In contrast to the intensely cropped landscape of our previous sojourn in Italy, here it appears farmers have abandoned less productive land in recent times. There are many signs of Spain’s economic woes in the cities, but I am surprised such times are forcing farmers from the land. Does the bounteous Earth no longer provide refuge from poverty? Have globalisation, industrial farming, and urban drift completely disconnected these people from an ancient culture of cultivating the Earth?
With its dry hot summer air, tawny colours, broad stretches of dusty bare ground, and ahead of me, low rolling hills mounding up into distant mountains, the landscape is vaguely haunting in its familiarity. The feeling is deepened by the presence of river red gums, symbol of childhood’s home that fleetingly evokes a trace of nostalgia and longing. The river gums are different here, not so broadly spreading, and lacking the fibrous sock that distinguishes them at home.
Initially I thought the trees to be bluegums until I found the fruits with their baby-bird-beaks. Unmistakable! But these trees, dotted along the valley floor and up into the sandstone hills are an invasive weed here, unlikely to attract the affection with which I hold them. One man’s meat…..
Leaving the road, I follow a rough stony stock track that climbs the rearing escarpment at an easy grade. While this landscape is welcoming in its familiarities, the differences are impossible to ignore. To my left the 500 metre sandstone ridge rears up sharply into the sky. Long stretches of exposed bedrock, large boulders casually strewn through patches of low scrubby vegetation, and higher up the slopes, dense dark domes of pine trees endow a rugged sculptural quality to the landscape. Such jagged edges on the hills are rarities in Australia’s ancient smoothed down geology. Here, you can feel the grinding of tectonic plates as Africa butts up against Europe.
However, the difference of landscape that really hits me along this walk is the flowers. All along the way a fairyland carpet of wildflowers is spread about. Some I know as weeds, Patterson’s curse, thistle, creeping speedwell; some I know as herbs, yarrow, dandelion, red clover; some I know as cottage garden plants I struggle to grow in Sydney, scabius, poppy, centurea, and heaps of different daisies; and some I don’t recognise at all.
What surprises is the brightness of colour and the abundance of flowers, so different from home where you really have to seek out flowers, usually so pale small and hidden. Here entire fields of farmland can be coloured red or purple with weeds. The rough old track I climb is lined with wildflowers like a Chelsea Garden Show set piece. But here is no artifice, just Nature’s handiwork. I ask myself why there’s such a striking difference between the two continental ecologies.
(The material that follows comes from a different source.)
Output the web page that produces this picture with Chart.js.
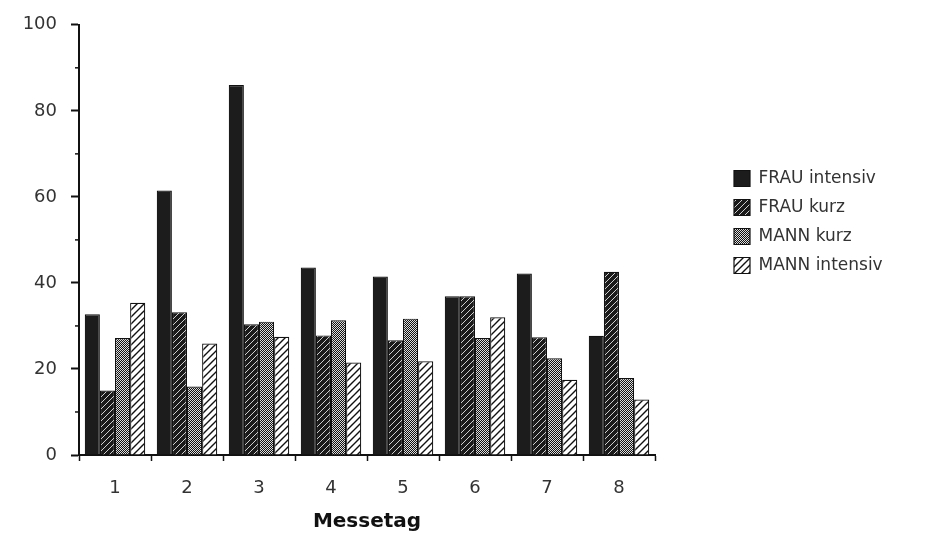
<!DOCTYPE html>
<html>
<head>
<meta charset="utf-8">
<script src="https://cdn.jsdelivr.net/npm/chart.js@4.4.1/dist/chart.umd.min.js"></script>
<style>
html, body { margin: 0; padding: 0; background: #fff; }
#wrap { width: 934px; height: 534px; }
</style>
</head>
<body>
<div id="wrap"><canvas id="grafico" width="934" height="534"></canvas></div>
<script>
// Werte
const messetage = ['1', '2', '3', '4', '5', '6', '7', '8'];
const frauIntensiv = [32.7, 61.5, 86, 43.6, 41.5, 36.9, 42.2, 27.7];
const frauKurz = [15, 33.2, 30.4, 27.8, 26.7, 36.9, 27.4, 42.6];
const mannKurz = [27.2, 15.9, 31, 31.3, 31.7, 27.2, 22.5, 17.9];
const mannIntensiv = [35.4, 25.9, 27.5, 21.5, 21.8, 32, 17.5, 12.9];
const yMax = 100;
const yStep = 20;

// Muster fuer die Balken
function muster(tipo) {
  const c = document.createElement('canvas');
  const ctx = c.getContext('2d');
  if (tipo === 'schraffurDunkel') {
    c.width = 6; c.height = 6;
    ctx.fillStyle = '#1a1a1a';
    ctx.fillRect(0, 0, 6, 6);
    ctx.strokeStyle = '#cfcfcf';
    ctx.lineWidth = 1;
    ctx.beginPath();
    ctx.moveTo(0, 6); ctx.lineTo(6, 0);
    ctx.moveTo(-1, 1); ctx.lineTo(1, -1);
    ctx.moveTo(5, 7); ctx.lineTo(7, 5);
    ctx.stroke();
  } else if (tipo === 'gitter') {
    c.width = 2; c.height = 2;
    ctx.fillStyle = '#111';
    ctx.fillRect(0, 0, 2, 2);
    ctx.fillStyle = '#dcdcdc';
    ctx.fillRect(0, 0, 1, 1);
    ctx.fillRect(1, 1, 1, 1);
  } else if (tipo === 'schraffurHell') {
    c.width = 7; c.height = 7;
    ctx.fillStyle = '#ffffff';
    ctx.fillRect(0, 0, 7, 7);
    ctx.strokeStyle = '#111';
    ctx.lineWidth = 1.4;
    ctx.beginPath();
    ctx.moveTo(0, 7); ctx.lineTo(7, 0);
    ctx.moveTo(-1, 1); ctx.lineTo(1, -1);
    ctx.moveTo(6, 8); ctx.lineTo(8, 6);
    ctx.stroke();
  }
  return ctx.createPattern(c, 'repeat');
}

// kleine Zwischenstriche an der y-Achse
const kleineStriche = {
  id: 'kleineStriche',
  afterDraw(chart) {
    const y = chart.scales.y;
    const ctx = chart.ctx;
    ctx.save();
    ctx.strokeStyle = '#111';
    ctx.lineWidth = 1.5;
    for (let v = yStep / 2; v < yMax; v += yStep) {
      const py = y.getPixelForValue(v);
      ctx.beginPath();
      ctx.moveTo(y.right - 4, py);
      ctx.lineTo(y.right, py);
      ctx.stroke();
    }
    ctx.restore();
  }
};

// Legende rechts neben das Diagramm schieben
const legendePlatz = {
  id: 'legendePlatz',
  afterLayout(chart) {
    const lg = chart.legend;
    lg.left = 722;
    lg.top = 158;
    lg.right = lg.left + lg.width;
    lg.bottom = lg.top + lg.height;
  }
};

Chart.defaults.font.family = "'DejaVu Sans', sans-serif";
Chart.defaults.color = '#222';

const ctx = document.getElementById('grafico').getContext('2d');

const meuGrafico = new Chart(ctx, {
  type: 'bar',
  data: {
    labels: messetage,
    datasets: [
      { label: 'FRAU intensiv', data: frauIntensiv, backgroundColor: '#1c1c1c' },
      { label: 'FRAU kurz', data: frauKurz, backgroundColor: muster('schraffurDunkel') },
      { label: 'MANN kurz', data: mannKurz, backgroundColor: muster('gitter') },
      { label: 'MANN intensiv', data: mannIntensiv, backgroundColor: muster('schraffurHell') }
    ]
  },
  options: {
    responsive: false,
    animation: false,
    layout: { padding: { top: 20, right: 279, bottom: 0, left: 0 } },
    datasets: {
      bar: {
        categoryPercentage: 0.84,
        barPercentage: 1.0,
        borderColor: '#111',
        borderWidth: 1.2
      }
    },
    plugins: {
      tooltip: { enabled: false },
      legend: {
        position: 'chartArea',
        align: 'start',
        labels: {
          boxWidth: 16,
          boxHeight: 16,
          padding: 12,
          color: '#333',
          font: { size: 17 }
        }
      }
    },
    scales: {
      x: {
        afterFit(scale) { scale.height = 79; },
        grid: { drawOnChartArea: false, tickLength: 6, tickColor: '#111', tickWidth: 1.5 },
        border: { color: '#111', width: 2 },
        ticks: { font: { size: 18 }, padding: 17, color: '#333' },
        title: {
          display: true,
          text: 'Messetag',
          color: '#111',
          font: { size: 20, weight: 'bold' },
          padding: { top: 2, bottom: 0 }
        }
      },
      y: {
        min: 0,
        max: yMax,
        afterFit(scale) { scale.width = 79; },
        grid: { drawOnChartArea: false, tickLength: 8, tickColor: '#111', tickWidth: 2 },
        border: { color: '#111', width: 2 },
        ticks: { stepSize: yStep, padding: 14, font: { size: 18 }, color: '#333' }
      }
    }
  },
  plugins: [kleineStriche, legendePlatz]
});
</script>
</body>
</html>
Probably just the sheer amount of time, great gobs of eons, in which the two continents have been disconnected while their biota developed along very different evolutionary pathways in response to vastly different local environmental conditions.
It’s no surprise that Linnaean taxonomy emerged here in Europe. The flowers of the various species and genera are so distinctive. Whereas so many Australian plants seem to be derived from the same basic template sporting similar flowers that require skilled botanical detective work to differentiate species, rendering natural communities a chaos of similarities, here flowers are all shaped and colour coded for easy reference. And there’s few naturally occurring hybrids like Australia’s ‘bastard gums’. No blurring the boundaries of the neat taxonomic pigeon holes here. Botanising in Europe is easy-peasy.
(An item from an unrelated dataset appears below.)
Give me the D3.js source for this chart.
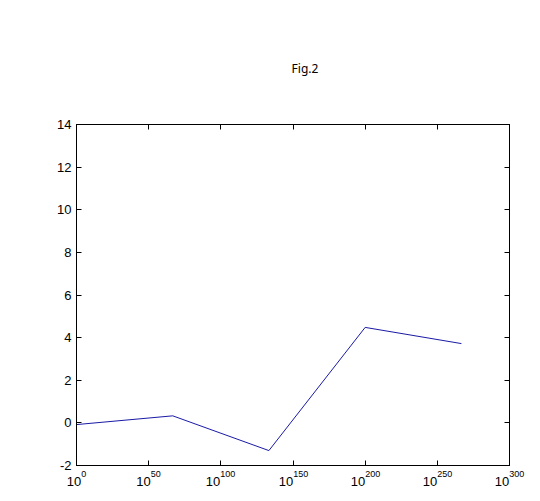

Absorbed in immediate detail of my walk and beguiled by the gentle grade of the rough track I am surprised to find how high up the sandstone hill I have climbed. There are sweeping views along the coast, across the water to Africa.
Up here, the landscape is more rugged and baked. A trickle of water flows down some of the gullies offering escape from the baking heat. In one of these cool bowers I am surprised by mauve rhododendrons in full bloom. Garden escapees? How the hell did they get themselves so high up the dry landscape, so far from the easy water of the coastal strip.
As the uneven, stony path winds up a rugged landscape. To my surprise, I am quite taken with the savannah-like, wide-domed pines, the likes of which I have not seen before. It’s usually a genus I have an aversion to because of the cold, dark, quality of its foliage, which I find slightly sinister, and just as with the redgums here, pines have a nasty reputation as environmental weed at home.
Restricted to the higher slopes, the pines’ dark compact foliage endows a solidity of form that is softened by their rounded shapes. Small patches of forest give the hillside an evenly dimpled quality.
The way the light falls on their crowns softens their dark mass. This visual form balances and contrasts agreeably with the pale stone of the escarpment ridge, the rough boulders and unkempt textures of the scrubby vegetation. Amongst the solitude, silence, rocks and pines, I fancy, Lao Tsu and the immortal sages would have felt quite at home here, contemplating the Tao.